◆ **Problem**
Extract the opening line of the entries and every line after it, stopping at and including the line that contains "- margin.bottom, margin.top]);". Do not include pictures.

▬▬▬▬▬▬

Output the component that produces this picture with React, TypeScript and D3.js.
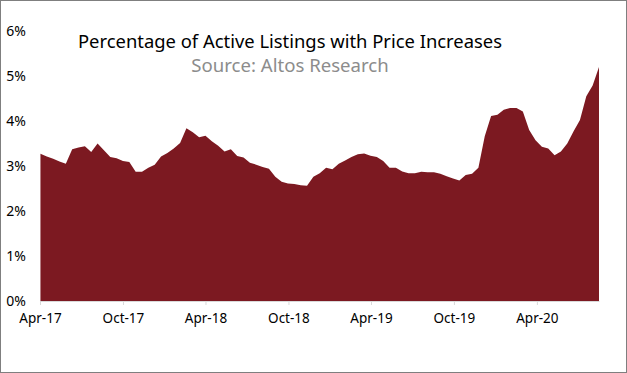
import React, { useEffect, useRef } from 'react';
import * as d3 from 'd3';

// readings every two weeks, starting the first week of April 2017
const startDate = '2017-04-02';
const values = [
  3.27, 3.21, 3.16, 3.10, 3.05, 3.37, 3.41, 3.44, 3.31, 3.50,
  3.35, 3.20, 3.17, 3.11, 3.09, 2.87, 2.87, 2.96, 3.03, 3.21,
  3.29, 3.39, 3.51, 3.84, 3.75, 3.64, 3.67, 3.55, 3.45, 3.32,
  3.37, 3.22, 3.19, 3.07, 3.03, 2.98, 2.94, 2.76, 2.65, 2.61,
  2.60, 2.57, 2.56, 2.76, 2.84, 2.96, 2.93, 3.05, 3.12, 3.20,
  3.26, 3.28, 3.23, 3.20, 3.11, 2.96, 2.96, 2.88, 2.84, 2.84,
  2.87, 2.86, 2.86, 2.83, 2.77, 2.72, 2.68, 2.80, 2.83, 2.96,
  3.66, 4.11, 4.14, 4.25, 4.29, 4.29, 4.21, 3.80, 3.57, 3.43,
  3.39, 3.24, 3.32, 3.50, 3.77, 4.02, 4.55, 4.79, 5.20
];

const xTickDates = ['2017-04-01', '2017-10-01', '2018-04-01', '2018-10-01', '2019-04-01', '2019-10-01', '2020-04-01'];
const yTicks = [0, 1, 2, 3, 4, 5, 6];

const title = 'Percentage of Active Listings with Price Increases';
const subtitle = 'Source: Altos Research';

const App = () => {
  const svgRef = useRef<SVGSVGElement | null>(null);

  useEffect(() => {
    const width = 627;
    const height = 373;
    const margin = { top: 31, right: 28, bottom: 72, left: 40 };
    const font = "'Noto Sans', 'Open Sans', sans-serif";

    const svg = d3.select(svgRef.current);
    svg.selectAll('*').remove();
    svg.attr('width', width).attr('height', height);

    const parse = d3.timeParse('%Y-%m-%d');
    const t0 = parse(startDate) as Date;
    const data = values.map((v, i) => ({ date: d3.timeDay.offset(t0, i * 14), value: v }));

    const x = d3.scaleTime()
      .domain([parse('2017-04-01') as Date, data[data.length - 1].date])
      .range([margin.left, width - margin.right]);
    const y = d3.scaleLinear()
      .domain([0, 6])
      .range([height - margin.bottom, margin.top]);

    // outer frame
    svg.append('rect')
      .attr('x', 0.5).attr('y', 0.5)
      .attr('width', width - 1).attr('height', height - 1)
      .attr('fill', '#fff')
      .attr('stroke', '#7f7f7f');

    const area = d3.area<{ date: Date; value: number }>()
      .x(d => x(d.date))
      .y0(y(0))
      .y1(d => y(d.value));

    svg.append('path')
      .datum(data)
      .attr('d', area)
      .attr('fill', '#7c1921');

    // x axis
    const xAxis = svg.append('g')
      .attr('transform', `translate(0,${y(0)})`)
      .call(d3.axisBottom(x)
        .tickValues(xTickDates.map(d => parse(d) as Date))
        .tickFormat(d => d3.timeFormat('%b-%y')(d as Date))
        .tickSizeInner(4)
        .tickSizeOuter(0));
    xAxis.select('.domain').attr('stroke', '#d9d9d9');
    xAxis.selectAll('.tick line').attr('stroke', '#d9d9d9');
    xAxis.selectAll('.tick text')
      .attr('fill', '#000')
      .attr('font-family', font)
      .attr('font-size', 13.5)
      .attr('dy', '1.1em');

    // y axis labels
    svg.append('g')
      .selectAll('text')
      .data(yTicks)
      .enter()
      .append('text')
      .attr('x', 26)
      .attr('y', d => y(d) + 5)
      .attr('text-anchor', 'end')
      .attr('font-family', font)
      .attr('font-size', 14)
      .attr('fill', '#000')
      .text(d => `${d}%`);

    svg.append('text')
      .attr('x', 290)
      .attr('y', 48)
      .attr('text-anchor', 'middle')
      .attr('font-family', font)
      .attr('font-size', 18.4)
      .attr('fill', '#000')
      .text(title);

    svg.append('text')
      .attr('x', 290)
      .attr('y', 72)
      .attr('text-anchor', 'middle')
      .attr('font-family', font)
      .attr('font-size', 18.6)
      .attr('fill', '#8c8c8c')
      .text(subtitle);
  }, []);

  return (
    <div style={{ position: 'fixed', left: 0, top: 0 }}>
      <svg ref={svgRef} style={{ display: 'block' }}></svg>
    </div>
  );
};

export default App;
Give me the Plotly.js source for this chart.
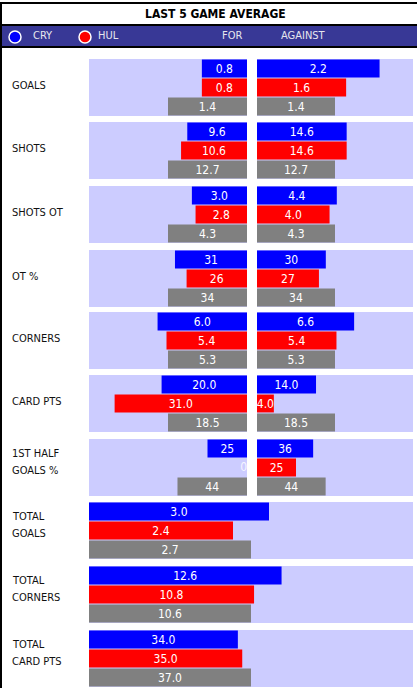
<!DOCTYPE html>
<html><head><meta charset="utf-8">
<script src="https://cdn.plot.ly/plotly-3.0.1.min.js"></script>
<style>html,body{margin:0;padding:0;background:#fff;}#chart{width:417px;height:688px;}</style>
</head><body><div id="chart"></div>
<script>
// ---- data ----
const title = 'LAST 5 GAME AVERAGE';
const teams = ['CRY', 'HUL'];
const sideLabels = ['FOR', 'AGAINST'];
const rowKeys = ['CRY', 'HUL', 'AVG'];
const categories = ['GOALS', 'SHOTS', 'SHOTS OT', 'OT %', 'CORNERS', 'CARD PTS', '1ST HALF\nGOALS %'];
const cryFor = [0.8, 9.6, 3.0, 31, 6.0, 20.0, 25];
const hulFor = [0.8, 10.6, 2.8, 26, 5.4, 31.0, 0];
const avgFor = [1.4, 12.7, 4.3, 34, 5.3, 18.5, 44];
const cryAgainst = [2.2, 14.6, 4.4, 30, 6.6, 14.0, 36];
const hulAgainst = [1.6, 14.6, 4.0, 27, 5.4, 4.0, 25];
const avgAgainst = [1.4, 12.7, 4.3, 34, 5.3, 18.5, 44];
const decimals = [1, 1, 1, 0, 1, 1, 0];
const scaleMax = [2.8, 25.4, 8.6, 68, 10.6, 37, 100];
const totalCategories = ['TOTAL\nGOALS', 'TOTAL\nCORNERS', 'TOTAL\nCARD PTS'];
const cryTotal = [3.0, 12.6, 34.0];
const hulTotal = [2.4, 10.8, 35.0];
const avgTotal = [2.7, 10.6, 37.0];
const totalScaleMax = [5.4, 21.2, 74];

// ---- style / layout ----
const W = 417, H = 688;
const FONT = "Tahoma, 'DejaVu Sans Condensed', 'DejaVu Sans', sans-serif";
const barColors = ['#0000ff', '#ff0000', '#808080'];
const panelTops = [59, 122, 186, 250, 312, 375, 439, 502, 566, 630];
const panelH = 57;
const leftDom = [89, 247], rightDom = [257, 413], fullDom = [89, 413];
const fx = p => p / W;
const fy = p => 1 - p / H;

const traces = [];
const layout = {
  width: W, height: H,
  margin: {l: 0, r: 0, t: 0, b: 0},
  paper_bgcolor: '#ffffff',
  plot_bgcolor: '#ccccff',
  showlegend: false,
  bargap: 0.06,
  font: {family: FONT, size: 11, color: '#000'},
  shapes: [],
  annotations: []
};

let axN = 0;
function addPanel(vals, texts, maxV, dom, reversed, topPx) {
  axN++;
  const sfx = axN === 1 ? '' : String(axN);
  traces.push({
    type: 'bar', orientation: 'h',
    x: vals, y: rowKeys,
    xaxis: 'x' + sfx, yaxis: 'y' + sfx,
    marker: {color: barColors, line: {width: 0}},
    text: texts,
    textposition: 'inside',
    insidetextanchor: 'middle',
    textangle: 0,
    constraintext: 'none',
    cliponaxis: false,
    textfont: {family: FONT, size: 12, color: '#ffffff'},
    hoverinfo: 'skip'
  });
  // zero-length bars: label drawn just inside the panel edge
  const zi = vals.map((v, j) => v === 0 ? j : -1).filter(j => j >= 0);
  if (zi.length) {
    traces.push({
      type: 'scatter', mode: 'text',
      x: zi.map(j => vals[j]), y: zi.map(j => rowKeys[j]),
      text: zi.map(j => texts[j]),
      textposition: reversed ? 'middle left' : 'middle right',
      textfont: {family: FONT, size: 12, color: '#f4f4ff'},
      xaxis: 'x' + sfx, yaxis: 'y' + sfx,
      cliponaxis: false, hoverinfo: 'skip'
    });
  }
  layout['xaxis' + sfx] = {
    domain: [fx(dom[0]), fx(dom[1])],
    range: reversed ? [maxV, 0] : [0, maxV],
    anchor: 'y' + sfx,
    showgrid: false, zeroline: false, showticklabels: false, ticks: '', showline: false, fixedrange: true
  };
  layout['yaxis' + sfx] = {
    domain: [fy(topPx + panelH), fy(topPx)],
    type: 'category', categoryorder: 'array', categoryarray: rowKeys,
    autorange: 'reversed',
    anchor: 'x' + sfx,
    showgrid: false, zeroline: false, showticklabels: false, ticks: '', showline: false, fixedrange: true
  };
}

function addLabel(label, topPx) {
  const lines = label.split('\n');
  const c = topPx + panelH / 2;
  const ys = lines.length === 1 ? [c - 2] : [c - 14, c + 3];
  lines.forEach((ln, j) => {
    layout.annotations.push({
      text: ln, xref: 'paper', yref: 'paper', x: fx(10), y: fy(ys[j]),
      xanchor: 'left', yanchor: 'middle', showarrow: false,
      font: {family: FONT, size: 11, color: '#111'}
    });
  });
}

const fmt = (v, d) => v.toFixed(d);
categories.forEach((cat, i) => {
  const d = decimals[i];
  const fv = [cryFor[i], hulFor[i], avgFor[i]];
  const av = [cryAgainst[i], hulAgainst[i], avgAgainst[i]];
  addPanel(fv, fv.map(v => fmt(v, d)), scaleMax[i], leftDom, true, panelTops[i]);
  addPanel(av, av.map(v => fmt(v, d)), scaleMax[i], rightDom, false, panelTops[i]);
  addLabel(cat, panelTops[i]);
});
totalCategories.forEach((cat, i) => {
  const tv = [cryTotal[i], hulTotal[i], avgTotal[i]];
  const top = panelTops[categories.length + i];
  addPanel(tv, tv.map(v => fmt(v, 1)), totalScaleMax[i], fullDom, false, top);
  addLabel(cat, top);
});

// header decorations
layout.shapes.push(
  {type: 'rect', xref: 'paper', yref: 'paper', x0: 0, x1: 1, y0: fy(47), y1: fy(25), fillcolor: '#383896', line: {width: 0}, layer: 'below'},
  {type: 'line', xref: 'paper', yref: 'paper', x0: 0, x1: 1, y0: fy(25), y1: fy(25), line: {color: '#000', width: 2}},
  {type: 'line', xref: 'paper', yref: 'paper', x0: 0, x1: 1, y0: fy(47), y1: fy(47), line: {color: '#000', width: 2}},
  {type: 'line', xref: 'paper', yref: 'paper', x0: 0, x1: 1, y0: fy(3), y1: fy(3), line: {color: '#000', width: 2}},
  {type: 'line', xref: 'paper', yref: 'paper', x0: fx(1), x1: fx(1), y0: 0, y1: fy(3), line: {color: '#000', width: 2}},
  {type: 'circle', xref: 'paper', yref: 'paper', x0: fx(9), x1: fx(21), y0: fy(43), y1: fy(31), fillcolor: barColors[0], line: {color: '#fff', width: 1.5}},
  {type: 'circle', xref: 'paper', yref: 'paper', x0: fx(79), x1: fx(91), y0: fy(43), y1: fy(31), fillcolor: barColors[1], line: {color: '#fff', width: 1.5}}
);
layout.annotations.push(
  {text: '<b>' + title + '</b>', xref: 'paper', yref: 'paper', x: fx(215), y: fy(14), xanchor: 'center', yanchor: 'middle', showarrow: false, font: {family: FONT, size: 12, color: '#000'}},
  {text: teams[0], xref: 'paper', yref: 'paper', x: fx(31), y: fy(36), xanchor: 'left', yanchor: 'middle', showarrow: false, font: {family: FONT, size: 11, color: '#e6e6ee'}},
  {text: teams[1], xref: 'paper', yref: 'paper', x: fx(96), y: fy(36), xanchor: 'left', yanchor: 'middle', showarrow: false, font: {family: FONT, size: 11, color: '#e6e6ee'}},
  {text: sideLabels[0], xref: 'paper', yref: 'paper', x: fx(220), y: fy(36), xanchor: 'left', yanchor: 'middle', showarrow: false, font: {family: FONT, size: 11, color: '#e6e6ee'}},
  {text: sideLabels[1], xref: 'paper', yref: 'paper', x: fx(279), y: fy(36), xanchor: 'left', yanchor: 'middle', showarrow: false, font: {family: FONT, size: 11, color: '#e6e6ee'}}
);

Plotly.newPlot('chart', traces, layout, {displayModeBar: false, staticPlot: true});
</script></body></html>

▬▬▬▬▬▬

◆ **Exercise solution**
Output the component that produces this picture with React, TypeScript and D3.js.
import React, { useEffect, useRef } from 'react';
import * as d3 from 'd3';

// readings every two weeks, starting the first week of April 2017
const startDate = '2017-04-02';
const values = [
  3.27, 3.21, 3.16, 3.10, 3.05, 3.37, 3.41, 3.44, 3.31, 3.50,
  3.35, 3.20, 3.17, 3.11, 3.09, 2.87, 2.87, 2.96, 3.03, 3.21,
  3.29, 3.39, 3.51, 3.84, 3.75, 3.64, 3.67, 3.55, 3.45, 3.32,
  3.37, 3.22, 3.19, 3.07, 3.03, 2.98, 2.94, 2.76, 2.65, 2.61,
  2.60, 2.57, 2.56, 2.76, 2.84, 2.96, 2.93, 3.05, 3.12, 3.20,
  3.26, 3.28, 3.23, 3.20, 3.11, 2.96, 2.96, 2.88, 2.84, 2.84,
  2.87, 2.86, 2.86, 2.83, 2.77, 2.72, 2.68, 2.80, 2.83, 2.96,
  3.66, 4.11, 4.14, 4.25, 4.29, 4.29, 4.21, 3.80, 3.57, 3.43,
  3.39, 3.24, 3.32, 3.50, 3.77, 4.02, 4.55, 4.79, 5.20
];

const xTickDates = ['2017-04-01', '2017-10-01', '2018-04-01', '2018-10-01', '2019-04-01', '2019-10-01', '2020-04-01'];
const yTicks = [0, 1, 2, 3, 4, 5, 6];

const title = 'Percentage of Active Listings with Price Increases';
const subtitle = 'Source: Altos Research';

const App = () => {
  const svgRef = useRef<SVGSVGElement | null>(null);

  useEffect(() => {
    const width = 627;
    const height = 373;
    const margin = { top: 31, right: 28, bottom: 72, left: 40 };
    const font = "'Noto Sans', 'Open Sans', sans-serif";

    const svg = d3.select(svgRef.current);
    svg.selectAll('*').remove();
    svg.attr('width', width).attr('height', height);

    const parse = d3.timeParse('%Y-%m-%d');
    const t0 = parse(startDate) as Date;
    const data = values.map((v, i) => ({ date: d3.timeDay.offset(t0, i * 14), value: v }));

    const x = d3.scaleTime()
      .domain([parse('2017-04-01') as Date, data[data.length - 1].date])
      .range([margin.left, width - margin.right]);
    const y = d3.scaleLinear()
      .domain([0, 6])
      .range([height - margin.bottom, margin.top]);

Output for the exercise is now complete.